Judge Blackie, in ruling that Whaleoil was not a news medium, relied almost entirely on a Law Commission report that was somewhat critical of blogs and bloggers. However, as Steven Price, the media law expert, has pointed out at his Media Law Journal blog, the Judge was in fact citing an interim Law Commission issues paper, rather the final report. In fact, the final report was somewhat complimentary to bloggers:

There is ample evidence of the profound and growing influence new media are having both on mainstream media’s culture and content. As we discussed in chapter 2 of our Issues Paper, there are well over 200 current affairs bloggers in New Zealand, some of which have become a rich alternative source of information and commentary. Although primarily a forum for the expression of robust opinion, a number of high profile blog sites are used to break news. Blogger are also increasingly taking on a watch dog role over mainstream media, critiquing their performance and alerting the public to their alleged failures.

Over at the Paepae, Lynn essentially argued on policy grounds that Slater should not be considered a journalist:

I’m afraid that the whole idea of a “news medium” being able to fed information or to make up whatever crap they want, being able to grant impunity to sources *and* to gain qualified privilege against retribution in the courts is somewhat disturbing. That becomes an open license for sleazebags like Cameron to “demand” money in exchange for destroying anyones reputation.

Is that what you really want to be built into our legal structures?
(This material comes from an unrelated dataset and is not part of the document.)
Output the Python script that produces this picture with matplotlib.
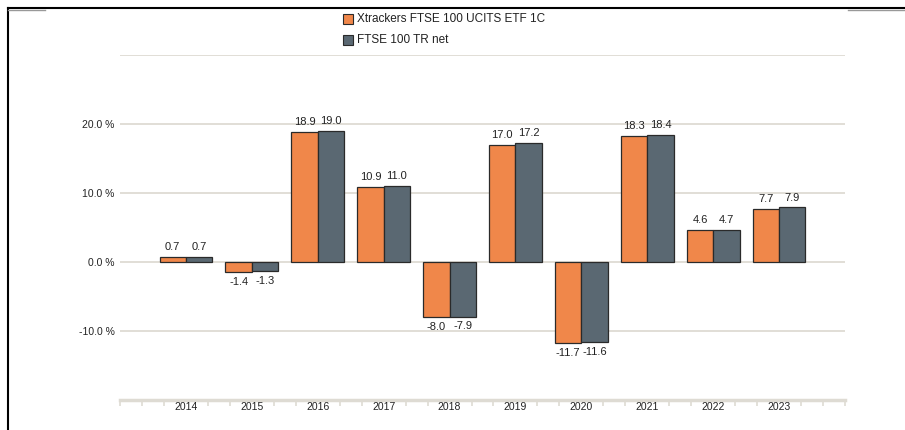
import matplotlib
matplotlib.use("Agg")
import matplotlib.pyplot as plt
from matplotlib.lines import Line2D
from matplotlib.patches import Rectangle
import numpy as np

plt.rcParams['font.family'] = ['Liberation Sans', 'DejaVu Sans']

years = ["2014", "2015", "2016", "2017", "2018", "2019", "2020", "2021", "2022", "2023"]
etf = [0.7, -1.4, 18.9, 10.9, -8.0, 17.0, -11.7, 18.3, 4.6, 7.7]
index = [0.7, -1.3, 19.0, 11.0, -7.9, 17.2, -11.6, 18.4, 4.7, 7.9]
series_names = ["Xtrackers FTSE 100 UCITS ETF 1C", "FTSE 100 TR net"]
yticks = [-10, 0, 10, 20]

orange = "#f0874a"
slate = "#5a6872"
grid_c = "#dedbd3"
text_c = "#222222"

W, H = 905, 430
fig = plt.figure(figsize=(W / 100, H / 100), dpi=100)
ax = fig.add_axes([120 / W, 30 / H, 725 / W, 345 / H])

x = np.arange(len(years))
bw = 0.4
ax.bar(x - bw / 2, etf, bw, color=orange, edgecolor="#2a2a2a", linewidth=0.9, zorder=3)
ax.bar(x + bw / 2, index, bw, color=slate, edgecolor="#2a2a2a", linewidth=0.9, zorder=3)

for xs, vals in ((x - bw / 2, etf), (x + bw / 2, index)):
    for xi, v in zip(xs, vals):
        if v >= 0:
            ax.annotate(f"{v:.1f}", (xi, v), xytext=(0, 3.5), textcoords="offset points",
                        ha="center", va="bottom", fontsize=8, color=text_c)
        else:
            ax.annotate(f"{v:.1f}", (xi, v), xytext=(0, -3.5), textcoords="offset points",
                        ha="center", va="top", fontsize=8, color=text_c)

ax.set_xlim(-1, len(years))
ax.set_ylim(-20, 30)
for g in [30, 20, 10, 0, -10]:
    ax.axhline(g, color=grid_c, linewidth=1.3, zorder=1)
ax.axhline(-20, color=grid_c, linewidth=2.5, zorder=1, clip_on=False)

for s in ax.spines.values():
    s.set_visible(False)

ax.set_yticks(yticks)
ax.set_yticklabels([f"{t:.1f} %" for t in yticks], fontsize=7.5, color=text_c)
ax.tick_params(axis="y", length=0, pad=4)

ax.set_xticks(x)
ax.set_xticklabels(years, fontsize=7.5, color=text_c)
ax.tick_params(axis="x", length=0, pad=1.5)
minor = [m / 3 for m in range(-3, 3 * len(years) + 1) if m % 3 != 0 or m in (-3, 3 * len(years))]
ax.set_xticks(minor, minor=True)
ax.tick_params(axis="x", which="minor", length=4, width=1.2, color=grid_c)

# legend
for i, (name, c) in enumerate(zip(series_names, [orange, slate])):
    yy = 1 - (19 + 21 * i) / H
    fig.patches.append(Rectangle((343 / W, yy - 5 / H), 10 / W, 10 / H, transform=fig.transFigure,
                                 facecolor=c, edgecolor="#2a2a2a", linewidth=0.8))
    fig.text(357 / W, yy, name, fontsize=8.5, color=text_c, va="center", ha="left")

# frame lines
fig.add_artist(Line2D([8 / W, 1], [1 - 8 / H, 1 - 8 / H], color="black", linewidth=1.5, transform=fig.transFigure))
fig.add_artist(Line2D([8 / W, 8 / W], [0, 1 - 8 / H], color="black", linewidth=1.5, transform=fig.transFigure))
fig.add_artist(Line2D([848 / W, 1], [1 - 9.5 / H, 1 - 9.5 / H], color="#999999", linewidth=1, transform=fig.transFigure))
fig.add_artist(Line2D([8 / W, 45 / W], [1 - 9.5 / H, 1 - 9.5 / H], color="#999999", linewidth=1, transform=fig.transFigure))

fig.savefig("out.png", dpi=100)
Is that really something that is in the public interest? It certainly isn’t the type of relatively unrestrained power that I’d want in my hands.

I’d tolerate it being in the hands of someone who is careful, meticulous, and willing to prove those attributes to a judge. That was the quite noticeable difference in the Bevan Chaung story a year later. For all that I dislike him, Cook is a pretty good journalist craftsman.
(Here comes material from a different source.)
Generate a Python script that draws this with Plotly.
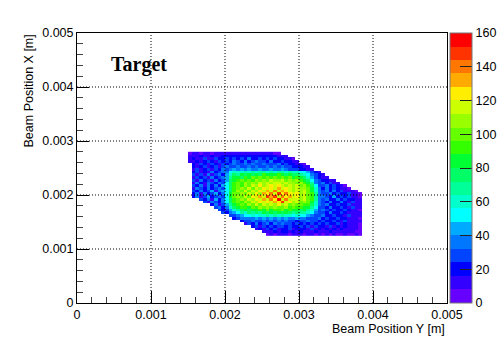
import plotly.graph_objects as go

# Counts per cell; rows run from the top of the picture downward, columns left to right
rows = [
 [6,9,8,7,10,9,7,8,11,9,8,10,12,9,11,10,9,12,10,8,11,9,10,7,6],
 [12,15,13,16,14,13,17,15,14,18,17,19,16,20,18,22,19,17,21,18,20,16,19,17,15,12,8],
 [13,20,12,14,24,11,15,26,16,18,28,19,30,20,27,21,32,22,20,31,21,28,19,27,20,22,15,11,7],
 [15,11,22,13,16,26,18,12,29,19,24,20,33,24,22,35,23,28,36,24,30,22,33,23,21,29,19,17,13,8],
 [0,17,10,24,18,12,27,19,13,31,21,25,34,27,25,38,26,33,27,25,37,26,31,24,34,23,28,20,18,15,12,7],
 [0,22,12,18,28,13,20,30,14,25,33,27,25,36,28,27,39,29,34,30,28,38,29,35,27,32,26,24,21,19,17,13,8],
 [0,13,24,11,19,31,14,26,16,33,30,37,40,34,43,35,46,37,36,47,38,35,44,37,34,42,33,31,27,25,21,18,14,9],
 [0,18,29,12,23,14,34,16,28,35, 36,48,56,62,58,66,60,68,62,66,70,62,66,60,70,64,58,64,56,60,54,48,40,30,20,11],
 [0,25,11,30,15,33,13,24,36,18, 40,62,72,68,80,74,84,76,82,78,88,80,86,82,90,84,78,84,74,78,70,62,50,36,25,17,10],
 [0,14,31,17,27,12,36,19,25,38, 44,68,80,86,78,92,84,96,88,98,90,98,92,102,94,100,90,96,86,90,82,74,62,46,28,22,15,9],
 [0,26,13,33,18,30,14,38,22,28, 46,72,84,92,98,88,102,94,106,98,110,102,112,104,110,114,102,108,98,104,92,84,72,54,32,26,22,18,13,8],
 [0,15,34,20,12,37,26,16,39,27, 48,74,88,96,90,104,96,110,102,114,106,118,110,116,112,108,116,104,110,100,106,92,82,66,38,28,36,20,25,14,9],
 [0,29,17,38,13,32,22,36,18,41, 48,76,90,100,94,108,100,114,106,120,110,116,124,114,122,116,110,118,106,112,102,108,92,76,48,30,25,38,21,28,17,12,7],
 [0,12,35,24,16,39,21,28,37,30, 50,78,92,98,106,96,112,102,116,108,122,112,124,118,130,112,124,116,108,114,104,110,96,84,58,34,23,37,20,29,18,14,11,6],
 [0,30,16,37,18,26,40,14,33,41, 52,78,94,104,96,112,100,118,108,126,114,132,118,136,116,134,122,114,110,118,106,112,98,86,62,32,28,39,22,32,19,27,15,13,8,6],
 [0,21,38,15,33,20,27,42,22,34, 52,80,96,100,108,98,116,106,124,110,132,122,140,118,144,124,136,120,116,122,108,114,100,88,64,36,29,24,38,21,31,18,16,26,14,10,5],
 [0,18,34,13,25,40,17,30,36,24, 53,80,98,106,98,114,102,120,112,134,118,146,128,150,116,142,126,134,114,120,110,116,102,88,66,38,36,25,22,40,20,31,17,28,15,13,7],
 [0,0,0,28,17,36,14,42,22,33, 50,78,94,102,110,98,116,104,122,114,128,118,136,124,152,118,138,116,112,118,106,112,100,88,64,36,28,37,20,23,34,18,29,16,17,14,8],
 [0,0,0,0,30,15,38,25,19,37, 48,74,90,98,92,110,100,114,106,120,112,126,116,130,120,146,114,122,108,114,100,108,96,84,60,34,30,23,38,21,19,32,20,15,25,13,9],
 [0,0,0,0,0,0,21,34,15,31, 42,68,84,92,100,88,106,96,112,102,116,106,118,108,120,110,114,100,106,96,102,90,92,78,56,32,29,36,22,19,30,20,16,27,15,12,9],
 [0,0,0,0,0,0,0,24,35,20, 38,56,74,82,88,94,84,98,90,104,96,106,98,110,102,98,106,92,98,88,94,84,82,70,50,30,28,22,34,20,17,28,19,14,24,13,8],
 [0,0,0,0,0,0,0,0,28,18, 31,42,60,70,76,82,74,86,80,92,84,96,86,94,88,96,84,90,80,84,76,80,70,60,44,28,33,24,20,31,18,16,27,17,13,12,7],
 [0,0,0,0,0,0,0,0,0,26, 22,32,44,54,64,60,72,66,78,70,82,74,80,76,86,72,80,74,70,74,64,68,60,50,38,26,27,21,32,18,20,29,16,15,14,13,8],
 [0,0,0,0,0,0,0,0,0,0,0, 24,30,38,46,52,48,58,52,62,56,66,58,68,60,64,56,62,54,58,52,50,46,38,30,24,34,19,21,30,17,18,15,25,13,14,8],
 [0,0,0,0,0,0,0,0,0,0,0,0, 20,28,34,32,38,36,42,36,44,38,42,38,45,37,42,38,36,40,35,34,30,28,25,32,21,27,18,20,30,19,16,14,15,12,7],
 [0,0,0,0,0,0,0,0,0,0,0,0,0,0,20,29,24,35,27,31,36,26,38,30,35,28,34,25,31,22,30,26,33,24,26,18,28,19,21,29,18,15,24,13,14,11,8],
 [0,0,0,0,0,0,0,0,0,0,0,0,0,0,0,15,27,22,33,19,29,34,22,32,25,36,24,30,21,28,23,31,18,26,20,30,18,24,19,16,26,14,20,13,12,10,7],
 [0,0,0,0,0,0,0,0,0,0,0,0,0,0,0,0,0,17,26,14,28,22,31,18,26,30,20,29,23,16,27,20,25,15,24,17,22,13,25,14,20,13,18,11,12,9,6],
 [0,0,0,0,0,0,0,0,0,0,0,0,0,0,0,0,0,0,11,20,14,24,17,26,15,23,19,25,14,22,16,21,13,24,15,19,11,22,13,17,12,18,10,15,11,8,6],
 [0,0,0,0,0,0,0,0,0,0,0,0,0,0,0,0,0,0,0,0,10,15,11,18,12,16,20,11,17,10,19,12,15,9,18,11,14,10,16,9,13,11,15,9,11,7,6],
 [0,0,0,0,0,0,0,0,0,0,0,0,0,0,0,0,0,0,0,0,0,6,8,7,9,8,10,7,9,8,10,7,9,8,6,8,7,9,6,8,7,6,8,7,6,8,5],
]
first_y_center = 0.001525
first_x_center = 0.002775
cell = 0.00005

major_ticks = [0, 0.001, 0.002, 0.003, 0.004, 0.005]
major_labels = ["0", "0.001", "0.002", "0.003", "0.004", "0.005"]
bar_ticks = [0, 20, 40, 60, 80, 100, 120, 140, 160]
band_colors = ["#6600ff","#3300ff","#0000ff","#0044ff","#0077ff","#00aaff","#00ffff","#00ffcc",
               "#00ff99","#00ff66","#00ff33","#33ff00","#66ff00","#99ff00","#ccff00","#ffee00",
               "#ffaa00","#ff7700","#ff3300","#ff0000"]

ncols = max(len(r) for r in rows)
z = [[(v if v > 0 else None) for v in r] + [None] * (ncols - len(r)) for r in rows]
ys = [first_x_center - cell * j for j in range(len(rows))]
xs = [first_y_center + cell * i for i in range(ncols)]

n = len(band_colors)
scale = []
for k, c in enumerate(band_colors):
    scale += [[k / n, c], [(k + 1) / n, c]]

FONT = "Liberation Sans"
TICK_SIZE = 12.5
TITLE_SIZE = 12.5
fig = go.Figure(go.Heatmap(
    x=xs, y=ys, z=z, zmin=0, zmax=160, colorscale=scale, hoverongaps=False,
    colorbar=dict(
        x=1.008, xanchor="left", xpad=0, y=0, yanchor="bottom", ypad=0, len=1, lenmode="fraction",
        thickness=22, thicknessmode="pixels", tickvals=bar_ticks, ticks="inside", ticklen=12,
        tickcolor="#222222", tickwidth=1, outlinecolor="#777777", outlinewidth=1,
        tickfont=dict(family=FONT, size=TICK_SIZE, color="black"),
    ),
))

dot = dict(color="black", width=1, dash="1px,2px")
for t in major_ticks[1:-1]:
    fig.add_shape(type="line", xref="x", yref="paper", x0=t, x1=t, y0=0, y1=1, line=dot, layer="above")
    fig.add_shape(type="line", xref="paper", yref="y", x0=0, x1=1, y0=t, y1=t, line=dot, layer="above")

axis = dict(
    range=[0, 0.005], tickvals=major_ticks, ticktext=major_labels, ticks="inside", ticklen=12,
    tickcolor="black", tickwidth=1, showgrid=False, zeroline=False, showline=True, linecolor="black",
    linewidth=1, mirror=True, tickfont=dict(family=FONT, size=TICK_SIZE, color="black"),
    minor=dict(ticks="inside", ticklen=6, tickcolor="#444444", tickwidth=1, dtick=0.0002, tick0=0, showgrid=False),
    layer="above traces",
)
fig.update_layout(
    width=498, height=338, margin=dict(l=77, r=51, t=33, b=35, autoexpand=False), autosize=False,
    paper_bgcolor="white", plot_bgcolor="white", xaxis=axis, yaxis=axis,
    font=dict(family=FONT, size=12, color="black"),
    annotations=[
        dict(text="Beam Position Y [m]", xref="x", yref="paper", x=0.005, y=0, xanchor="right", yanchor="top",
             yshift=-17, showarrow=False, font=dict(family=FONT, size=TITLE_SIZE)),
        dict(text="Beam Position X [m]", xref="paper", yref="y", x=0, y=0.005, xanchor="right", yanchor="top",
             xshift=-40, textangle=-90, showarrow=False, font=dict(family=FONT, size=TITLE_SIZE)),
        dict(text="<b>Target</b>", xref="paper", yref="paper", x=0.0865, y=0.883, xanchor="left", yanchor="middle",
             showarrow=False, font=dict(family="Liberation Serif", size=20)),
    ],
)
fig.write_html("out.html", config=dict(displayModeBar=False),
               post_script="document.body.style.margin='0';document.body.style.overflow='hidden';")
But the idea that anyone can start up a free or near free corner of the net and write whatever trash that they care to invent to attack someone else and cover their arse by calling themselves a “news medium” and a “journalist” like Cameron did, is appalling. It also sets a really bad precedent for the many technologies coming down the pipeline for the next few decades.

I think at some point that a claimed “news medium” and a “journalist” has to prove that they are responsible and deserve the limited protections that the law provides those people.
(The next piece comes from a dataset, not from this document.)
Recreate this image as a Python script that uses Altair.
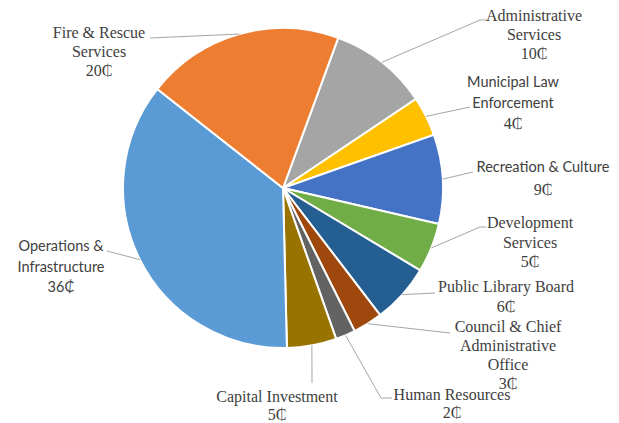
import math
import altair as alt
import pandas as pd

# ---- data ----
categories = ["Administrative Services", "Municipal Law Enforcement", "Recreation & Culture",
              "Development Services", "Public Library Board", "Council & Chief Administrative Office",
              "Human Resources", "Capital Investment", "Operations & Infrastructure",
              "Fire & Rescue Services"]
values = [10, 4, 9, 5, 6, 3, 2, 5, 36, 20]
colors = ["#A5A5A5", "#FFC000", "#4472C4", "#70AD47", "#255E91", "#9E480E",
          "#636363", "#997300", "#5B9BD5", "#ED7D31"]

label_lines = [
    ["Administrative", "Services", "10\u20b5"],
    ["Municipal Law", "Enforcement", "4\u20b5"],
    ["Recreation & Culture", "9\u20b5"],
    ["Development", "Services", "5\u20b5"],
    ["Public Library Board", "6\u20b5"],
    ["Council & Chief", "Administrative", "Office", "3\u20b5"],
    ["Human Resources", "2\u20b5"],
    ["Capital Investment", "5\u20b5"],
    ["Operations &", "Infrastructure", "36\u20b5"],
    ["Fire & Rescue", "Services", "20\u20b5"],
]
sans_labels = [False, True, True, False, False, False, False, False, True, False]

# ---- layout (page pixel coordinates) ----
cx, cy, R = 283, 188, 160
start_deg = 20.2
label_cx = [534, 513, 543, 530, 506, 508, 452, 277, 61, 99]
label_top = [16, 83, 168, 223, 287, 327, 395, 397, 247, 33]
line_step = [19, 20.5, 22, 19.5, 20, 19, 18, 18, 20.5, 19]
leader_ends = [
    [(480, 20), (487, 20)],
    [(470, 107)],
    [(473, 172)],
    [(480, 227), (486, 227)],
    [(435, 293)],
    [(450, 333)],
    [(381, 398), (392, 398)],
    [(312, 383)],
    [(107, 251)],
    [(150, 38)],
]

W, H = 603, 414
total = sum(values)

pie_df = pd.DataFrame({"cat": categories, "value": values, "idx": list(range(len(values)))})

text_rows = []
for i, lines in enumerate(label_lines):
    for j, t in enumerate(lines):
        is_value = j == len(lines) - 1
        sans = sans_labels[i] and (not is_value or i == 8)
        text_rows.append({"x": label_cx[i], "y": label_top[i] + j * line_step[i],
                          "t": t, "font": "sans" if sans else "serif"})
text_df = pd.DataFrame(text_rows)

line_rows = []
cum = 0
for i, v in enumerate(values):
    mid = math.radians(start_deg + (cum + v / 2) / total * 360)
    cum += v
    ex = cx + R * math.sin(mid)
    ey = cy - R * math.cos(mid)
    pts = [(ex, ey)] + leader_ends[i]
    for k, (px, py) in enumerate(pts):
        line_rows.append({"cat": categories[i], "k": k, "x": px, "y": py})
line_df = pd.DataFrame(line_rows)

xs = alt.Scale(domain=[8, 8 + W], nice=False, zero=False)
ys = alt.Scale(domain=[8, 8 + H], nice=False, zero=False, reverse=True)

a0 = math.radians(start_deg)
pie = alt.Chart(pie_df).mark_arc(outerRadius=R, stroke="white", strokeWidth=2).encode(
    theta=alt.Theta("value:Q", stack=True, scale=alt.Scale(range=[a0, a0 + 2 * math.pi])),
    color=alt.Color("cat:N", scale=alt.Scale(domain=categories, range=colors), legend=None),
    order=alt.Order("idx:Q"),
    x=alt.value(cx - 8),
    y=alt.value(cy - 8),
)

leaders = alt.Chart(line_df).mark_line(color="#A6A6A6", strokeWidth=1).encode(
    x=alt.X("x:Q", scale=xs, axis=None),
    y=alt.Y("y:Q", scale=ys, axis=None),
    detail="cat:N",
    order="k:Q",
)

serif_text = alt.Chart(text_df).transform_filter(alt.datum.font == "serif").mark_text(
    font="Liberation Serif", fontSize=16, color="#404040", align="center", baseline="middle"
).encode(x=alt.X("x:Q", scale=xs, axis=None), y=alt.Y("y:Q", scale=ys, axis=None), text="t:N")

sans_text = alt.Chart(text_df).transform_filter(alt.datum.font == "sans").mark_text(
    font="Lato", fontSize=14.5, color="#404040", align="center", baseline="middle"
).encode(x=alt.X("x:Q", scale=xs, axis=None), y=alt.Y("y:Q", scale=ys, axis=None), text="t:N")

chart = alt.layer(pie, leaders, serif_text, sans_text).properties(
    width=W, height=H, padding=0, autosize="none"
).configure_view(stroke=None)

chart.save("out.html", embed_options={"renderer": "svg", "actions": False})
Nonetheless, s 68 of the Evidence Act does not provide a definition of journalist or news medium that in any way encompasses ethical considerations or behaving responsibly. The higher Courts might in the future read that into the definition of journalist and news medium, but it’s certainly not the law now. Besides, where does ethical and responsible journalism begin and end?

Further, the journalistic protection of sources is not an absolute protection. Section 68(2) of the Evidence Act allows a Judge to order disclosure if the public interest in disclosure is sufficiently strong. As Lynn argues at the Paepae:

Now I’d say that if PR attack blogs like Whaleoil can defame anyone they feel like when maliciously provided with material and probably paid far, then that is something that is in the public interest to know.

Anyway, here’s a few more questions to throw out to Judge Blackie. Can a freelance journalist who breaks stories by way of a blog ever be considered a journalist under the Evidence Act? When Duncan Garner blogs at the 3News site, does it cease to be journalism?



  1. My apologies about never finishing that conversation. I got dragged by Lyn into being social in a non-digital world and then distracted by documenting the loose strings at work for the last two week before departing for other work. And the blogging world got a bit interesting as election season well and truly kicked off

    The last email from the site has been sitting in to-do ever since to look at…. Anyway….

    The point I was going to make is that the Evidence act and indeed everything else I looked at in the legislative space didn’t define what media or a journalist was. Instead it delimited what it wasn’t. In a legal sense, that is the parliamentarians avoiding the question (as they should – laws should change slower than the world does), and passing the determination of what a journalist was to the courts, and specifically to the High Court.

    District Court Judge Blackie was perfectly entitled to make a determination that he didn’t consider that the Whaleoil blog wasn’t a “news medium”. Which meant that the Evidence Act considered that Cameron Slater was disqualified for being considered as being a journalist under that act when it comes to protecting his sources – the protection that Cameron was so desperately trying to gain.

    That meant that the only course of appeal to that was in the High Court, for which presumably Blackie would have given leave to Cameron to appeal the decision to.

    Now it gets interesting because the High Court judge will be looking at if the Whaleoil blog was a news medium *at the time* of the probable defamation. Even if they decide that it was (which I think is unlikely) and that Cameron was a journalist entitled to protect the sources, then a High Court judge also has an ability to remove the protection of sources in the interests of the public.

    It was a excellent decision by Blackie because it means that these questions are going to get a precedent setting ruling on the recent (in legal terms) act on a modern technological channel.

    1. Opps. syntax error.

      District Court Judge Blackie was perfectly entitled to make a determination that he didn’t consider that the Whaleoil blog was a “news medium”.

      Where is a good english compiler with warnings about the effect of double negatives when you need one.

      1. Hi Lyn,

        Yeah, the Real World sometimes does come calling!

        Certainly, the Evidence Act definitions of journalist and media are pretty broad, which gives the Courts a great deal of scope to read in additional elements. We can speculate on what, if anything, those additional elements might eventually be, but that’s all it is – speculation.

        Judge Blackie, as the legal decision maker in the Blomfield v Slater case, is entitled to come to any legal decision or finding of fact, as long as he provides valid reasons for that decision. As I’ve set out in my post, and over at the Paepae, His Honour’s reasoning is based almost entirely on an issues paper that His Honour mistakenly believed to be a Law Commission report (not that the actual report had anything to do with the Evidence Act). Essentially, His Honour simply came to the bald conclusion that a blog could not be a news medium, but there’s no legal reasoning to support that conclusion.

        The High Court might very well come to the same conclusion as the District Court – that the Whaleoil blog is not a news medium – if they read rather more into the definition of a news medium than currently exists, but I would bet that they won’t uphold Judge Blackie’s line of reasoning.


      2. Possibly. Of course that is why we have a tiered court system in the first place.

        Regardless of the reasoning, I think that Blackie kicked it up to the court that has the powers to both make a ruling and to take the appropriate action.